All the legal experts consulted by CBC disputed this claim.

"The chance that they will continue to respect the constitutional guarantee strikes me as certainly reduced," Leckey said.

He noted that Bill 96 requires all legal documents filed by companies to be either in French or with a certified French translation.

"Even a tiny corporation litigating henceforth that files papers in English is going to have to provide French translations of them," said Leckey.

CBC
CBC

"Anybody who knows anything about translation costs knows that these proceedings are extremely expensive," Grey said.

"That's going to cost a fortune for companies who want to file documents in English," Bérard said.

"In my view, that's a restriction," said Eliadis of the translation requirement.

Leckey and Grey also point out that the law reduces a requirement that all judges be bilingual, meaning there will be fewer judges available to hear court proceedings in English.

Grey said that's akin to fixing something that's not broken.

"The system of justice in Quebec has a lot of problems. Accessibility is terrible. Nobody can afford it. The bureaucracy is very bad,"  Grey said.

"But one thing which worked perfectly was its bilingual nature. There was no problem. So they're attacking the one thing that worked.".

Indigenous rights 

From the government ad: "The legislation will continue to apply in keeping with the rights of the First Nations and the Inuit communities while ensuring the existence and development of Indigenous languages and cultures."  

This contention left Bérard wincing and shaking his head.

"Go ask any Aboriginal people in Quebec. They're all going to tell you the same: Bill 96 is an encroachment [on] their right to education," he said.

"I think the statement is disrespectful," said Eliadis.

"You have Indigenous peoples themselves expressing serious concerns."

CBC News
CBC News

Bill 96 forces all CEGEP students to take at least three French-language courses in order to graduate.

The Inuit of Nunavik, as well as the Cree and Kanien'kehá:ka (Mohawk) and other First Nations, have all expressed concerns about that requirement and have asked to be exempted from the new law.

French is often their third language, and many students entering CEGEP have spent their childhoods studying in their Indigenous language, as part of a concerted effort to save those languages and pass them on to future generations.

They say the requirement to take more French courses in CEGEP will put them at a disadvantage.

"The government has been asked over and over again to exempt Indigenous people, and they didn't. If the government thinks it doesn't affect them in any way, why didn't they do it?" Grey asked.

"I think there should be a little more listening to the First Nations and Indigenous communities and a little less telling them what their deal is," said Leckey.

Search and seizure

From the government ad: "At no time has the Office québécois de la langue française (OQLF) engaged nor will it engage in searches or seizures. "

All our experts scoffed at this claim.

McGill University
McGill University

"There are specific provisions in the bill that allow the Office to enter into premises, in order to obtain information and documents.
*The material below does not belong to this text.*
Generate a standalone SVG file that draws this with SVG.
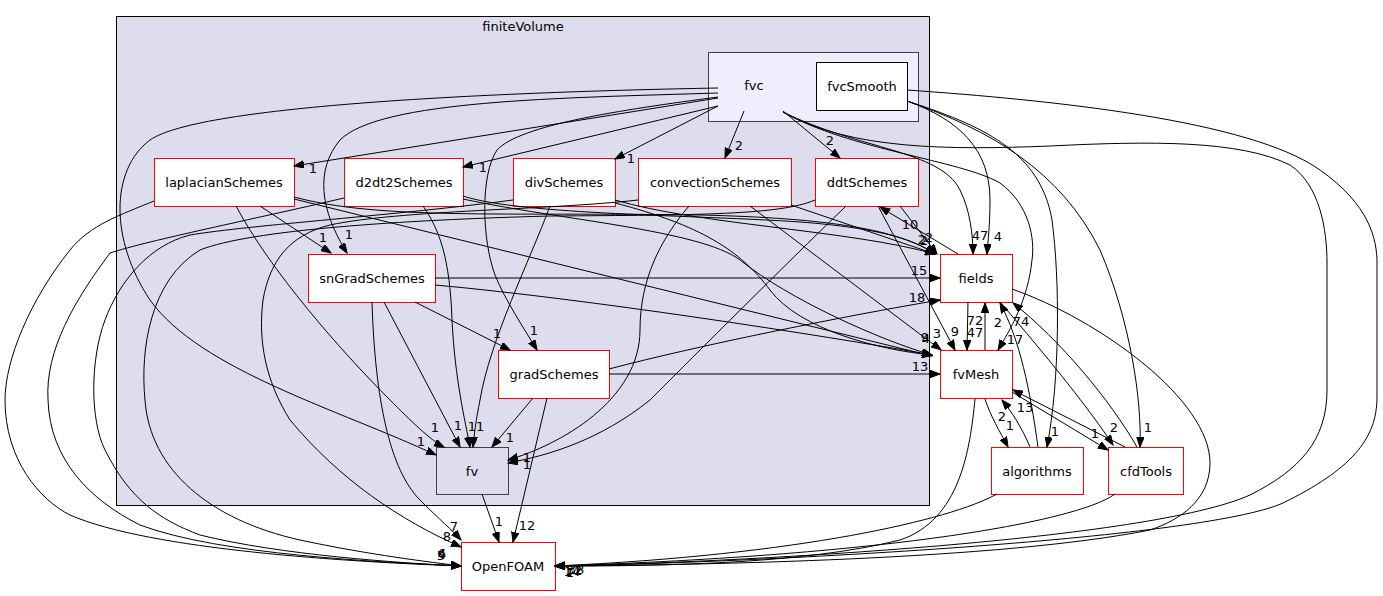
<svg xmlns="http://www.w3.org/2000/svg" width="1383" height="596" viewBox="0 0 1383 596">
<defs>
<marker id="ah" markerUnits="userSpaceOnUse" markerWidth="11" markerHeight="8" refX="10" refY="3.75" orient="auto">
<path d="M0,0 L10,3.75 L0,7.5 z" fill="#000" stroke="#000" stroke-width="1"/>
</marker>
</defs>
<style>
text{font-family:"DejaVu Sans","Liberation Sans",sans-serif;font-size:13px;fill:#000}
.node text,.cl{text-anchor:middle}
.red{fill:#fff;stroke:#ff0000;stroke-width:1}
.edges path{fill:none;stroke:#000;stroke-width:1;marker-end:url(#ah)}
.lbl text{text-anchor:middle}
</style>
<rect width="1383" height="596" fill="#fff"/>
<g id="cluster_finiteVolume">
<rect x="116.5" y="16.5" width="813" height="489" fill="#ddddee" stroke="#000"/>
<text class="cl" x="523" y="31">finiteVolume</text>
</g>
<g id="cluster_fvc">
<rect x="708.5" y="52.5" width="210" height="69" fill="#eeeeff" stroke="#404040"/>
<text class="cl" x="754" y="90">fvc</text>
</g>
<g id="fvcSmooth" class="node"><rect x="816.5" y="62.5" width="91" height="48" fill="#fff" stroke="#000"/><text x="862" y="91">fvcSmooth</text></g>
<g id="laplacianSchemes" class="node"><rect class="red" x="154.5" y="158.5" width="140" height="48"/><text x="224" y="187">laplacianSchemes</text></g>
<g id="d2dt2Schemes" class="node"><rect class="red" x="344.5" y="158.5" width="119" height="48"/><text x="404" y="187">d2dt2Schemes</text></g>
<g id="divSchemes" class="node"><rect class="red" x="513.5" y="158.5" width="102" height="48"/><text x="564" y="187">divSchemes</text></g>
<g id="convectionSchemes" class="node"><rect class="red" x="638.5" y="158.5" width="153" height="48"/><text x="715" y="187">convectionSchemes</text></g>
<g id="ddtSchemes" class="node"><rect class="red" x="815.5" y="158.5" width="103" height="48"/><text x="867" y="187">ddtSchemes</text></g>
<g id="snGradSchemes" class="node"><rect class="red" x="308.5" y="254.5" width="127" height="48"/><text x="372" y="283">snGradSchemes</text></g>
<g id="gradSchemes" class="node"><rect class="red" x="498.5" y="350.5" width="111" height="48"/><text x="554" y="379">gradSchemes</text></g>
<g id="fv" class="node"><rect x="436.5" y="447.5" width="72" height="47" fill="#ddddee" stroke="#404040"/><text x="472" y="476">fv</text></g>
<g id="OpenFOAM" class="node"><rect class="red" x="461.5" y="542.5" width="94" height="48"/><text x="508" y="571">OpenFOAM</text></g>
<g id="fields" class="node"><rect class="red" x="940.5" y="254.5" width="72" height="48"/><text x="976" y="283">fields</text></g>
<g id="fvMesh" class="node"><rect class="red" x="940.5" y="350.5" width="72" height="48"/><text x="976" y="379">fvMesh</text></g>
<g id="algorithms" class="node"><rect class="red" x="991.5" y="447.5" width="92" height="47"/><text x="1037" y="476">algorithms</text></g>
<g id="cfdTools" class="node"><rect class="red" x="1108.5" y="447.5" width="75" height="47"/><text x="1146" y="476">cfdTools</text></g>
<g id="connectors">
<g class="edges">
<!-- fvc -->
<path d="M718,98 L294,166"/>
<path d="M718,106 L463,167"/>
<path d="M718,106 L615,159"/>
<path d="M744,111 L725,158"/>
<path d="M783,111 L840,158"/>
<path d="M718,93 C560,98 380,100 340,140 C315,170 320,210 347,253"/>
<path d="M718,97 C620,110 520,125 497,150 C480,175 482,240 495,275 C505,300 525,330 537,350"/>
<path d="M718,88 C500,92 200,105 150,140 C110,170 110,240 150,300 C200,370 340,410 436,455"/>
<path d="M783,112 C860,150 940,150 960,190 C970,210 973,235 973,254"/>
<path d="M783,112 C850,150 960,160 1000,183 C1030,205 1035,240 1032,260 C1028,300 1010,330 998,350"/>
<path d="M783,112 C850,150 950,150 1050,146 C1150,141 1240,140 1290,165 C1320,185 1327,230 1327,263 L1327,390 C1327,440 1300,470 1250,495 C1150,540 750,562 555,566"/>
<!-- fvcSmooth -->
<path d="M907,90 C1050,100 1250,120 1320,170 C1370,205 1377,240 1377,263 L1377,397 C1377,440 1350,470 1283,503 C1200,540 750,563 555,566"/>
<path d="M907,101 C960,120 990,150 990,200 C990,225 988,240 987,254"/>
<path d="M907,101 C980,125 1040,150 1052,220 C1060,280 1060,380 1047,447"/>
<path d="M907,101 C990,130 1060,170 1100,250 C1130,320 1142,400 1140,447"/>
<!-- laplacianSchemes -->
<path d="M154,201 C120,215 90,225 70,250 C30,300 5,360 5,400 C5,460 40,500 70,515 C150,550 350,562 461,566"/>
<path d="M260,206 L331,253"/>
<path d="M236,206 C270,270 340,350 390,400 C410,420 430,440 444,447"/>
<path d="M294,197 C380,220 500,212 700,215 C830,218 900,230 935,254"/>
<path d="M294,199 L932,356"/>
<!-- d2dt2Schemes -->
<path d="M344,198 C250,220 150,240 110,253 C75,300 45,350 48,400 C50,460 90,500 140,525 C220,555 380,562 461,566"/>
<path d="M423,206 C440,230 450,260 452,320 C455,380 465,420 470,447"/>
<path d="M463,196 C520,215 700,215 800,222 C880,228 915,240 935,254"/>
<path d="M463,199 C560,220 700,230 740,260 C790,300 880,340 932,355"/>
<!-- divSchemes -->
<path d="M513,200 C400,215 250,225 190,235 C150,245 120,280 105,320 C90,360 90,420 105,450 C130,500 160,520 200,535 C280,555 400,563 461,566"/>
<path d="M550,206 C530,260 490,340 480,400 C476,420 474,435 473,447"/>
<path d="M615,200 C700,225 850,230 935,254"/>
<path d="M615,203 C700,225 740,250 770,290 C800,330 880,350 932,355"/>
<!-- convectionSchemes -->
<path d="M638,200 C550,210 400,210 330,225 C290,235 270,260 263,300 C258,340 265,380 290,420 C340,480 400,520 461,547"/>
<path d="M689,206 C660,240 640,280 640,330 C640,400 560,445 508,460"/>
<path d="M791,205 L935,254"/>
<path d="M750,206 L941,350"/>
<!-- ddtSchemes -->
<path d="M815,200 C780,215 700,215 550,216 C400,220 250,230 200,250 C150,280 140,350 145,400 C150,470 210,520 300,540 C370,555 430,562 461,566"/>
<path d="M846,206 C780,270 700,350 650,400 C600,440 550,455 508,463"/>
<path d="M900,206 L937,254"/>
<path d="M878,206 L955,350"/>
<!-- snGradSchemes -->
<path d="M435,278 L940,278"/>
<path d="M435,285 C600,300 850,340 932,355"/>
<path d="M415,302 L510,350"/>
<path d="M384,302 L460,447"/>
<path d="M372,302 C375,400 390,470 420,500 C440,520 452,530 461,540"/>
<!-- gradSchemes -->
<path d="M609,369 C700,345 850,315 940,300"/>
<path d="M609,374 L940,374"/>
<path d="M533,398 L492,447"/>
<path d="M547,398 L513,542"/>
<!-- fv -->
<path d="M482,494 L499,542"/>
<!-- fields -->
<path d="M958,254 L880,207"/>
<path d="M968,302 L967,350"/>
<path d="M1000,302 C1050,360 1090,410 1113,445"/>
<path d="M1012,289 C1100,320 1210,400 1210,463 C1210,500 1180,520 1150,530 C1000,560 700,565 555,566"/>
<!-- fvMesh -->
<path d="M985,350 L985,303"/>
<path d="M985,399 C990,415 1000,432 1008,447"/>
<path d="M1012,392 L1108,450"/>
<path d="M975,399 C970,450 960,520 900,540 C800,565 650,566 555,566"/>
<!-- algorithms -->
<path d="M1030,447 C1022,428 1012,412 1002,400"/>
<path d="M1038,447 C1030,390 1020,340 1000,303"/>
<path d="M997,494 C950,520 800,555 555,566"/>
<!-- cfdTools -->
<path d="M1125,447 L1013,390"/>
<path d="M1137,447 C1110,400 1060,340 1013,303"/>
<path d="M1115,494 C1080,520 900,555 555,566"/>
</g>
<g class="lbl">
<text x="313" y="173">1</text>
<text x="483" y="172">1</text>
<text x="631" y="163">1</text>
<text x="739" y="150">2</text>
<text x="830" y="145">2</text>
<text x="349" y="239">1</text>
<text x="534" y="335">1</text>
<text x="421" y="446">1</text>
<text x="980" y="240">47</text>
<text x="998" y="241">4</text>
<text x="1015" y="344">17</text>
<text x="1055" y="436">1</text>
<text x="1148" y="432">1</text>
<text x="323" y="242">1</text>
<text x="435" y="432">1</text>
<text x="476" y="431">11</text>
<text x="458" y="430">1</text>
<text x="497" y="338">1</text>
<text x="510" y="442">1</text>
<text x="527" y="462">1</text>
<text x="527" y="469">1</text>
<text x="527" y="530">12</text>
<text x="499" y="526">1</text>
<text x="454" y="531">7</text>
<text x="447" y="541">8</text>
<text x="442" y="559">4</text>
<text x="442" y="558">6</text>
<text x="441" y="560">5</text>
<text x="919" y="275">15</text>
<text x="917" y="302">18</text>
<text x="920" y="371">13</text>
<text x="922" y="244">2</text>
<text x="929" y="242">2</text>
<text x="924" y="245">2</text>
<text x="910" y="229">10</text>
<text x="937" y="338">3</text>
<text x="955" y="336">9</text>
<text x="925" y="342">9</text>
<text x="926" y="343">4</text>
<text x="975" y="325">72</text>
<text x="975" y="337">47</text>
<text x="998" y="327">2</text>
<text x="1021" y="326">74</text>
<text x="1002" y="421">2</text>
<text x="1010" y="430">1</text>
<text x="1095" y="438">1</text>
<text x="1114" y="432">2</text>
<text x="1025" y="412">13</text>
<text x="572" y="576">14</text>
<text x="574" y="575">32</text>
<text x="576" y="574">38</text>
<text x="570" y="577">1</text>
</g>
</g>
</svg>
And those provisions would count as a search and seizure, in my view," Eliadis said.

"The inspectors from the Office have the right — it's written down — to seize whatever they think is relevant to their inquiry," Bérard said.

Grey noted the OQLF already has the power to inspect businesses, just as many government regulatory agencies do.

But he said Bill 96 introduces a new wrinkle.

"Before, there were limits. It was under the charter," Grey said.

"Now, for the first time, somebody has been given the right to inspect without recourse to the charter."

He said essentially, the law gives the OQLF broader search and seizure powers than any regulatory body or police force in Quebec.

"It's extremely dangerous," Grey said.

"It's certainly very reassuring if the government says there won't be any searches and seizures, but the proof will be in the pudding," Leckey said.

Overall, a thumbs down

On Friday, Jolin-Barrette doubled down on his claim that the government's ad was meant to counter false information about the new language law and show Quebecers what it really is.

"I don't agree with that," the minister said when told that experts CBC interviewed said information in the ad was wrong.

"So, we heard a lot of things that were not true and to answer that, to be clear .... We say what is really in the bill."

But the legal experts all agreed that rather than dispel "falsehoods" about Bill 96, the ad campaign simply repeats dubious assertions the government has been making about the legislation for months.

"I don't think the statements engage directly and seriously and respectfully with the concerns that have been voiced," Leckey said.

"If what the government is currently saying in this campaign is true, so much the better," Eliadis said.

"But based on the bill itself, it's very difficult to see how this was anything other than an advertising campaign without a great deal behind it."

"The idea that public funds are being spent on trying to claim that people who are legitimately protesting against a particularly invasive law.is surprising and saddening, and it should not be so," said Grey.

"I just hope that people will not only listen to what I said, but go take a look at the bill," said Bérard. "It's quite easy to read, and they will see by themselves that this government is lying to them."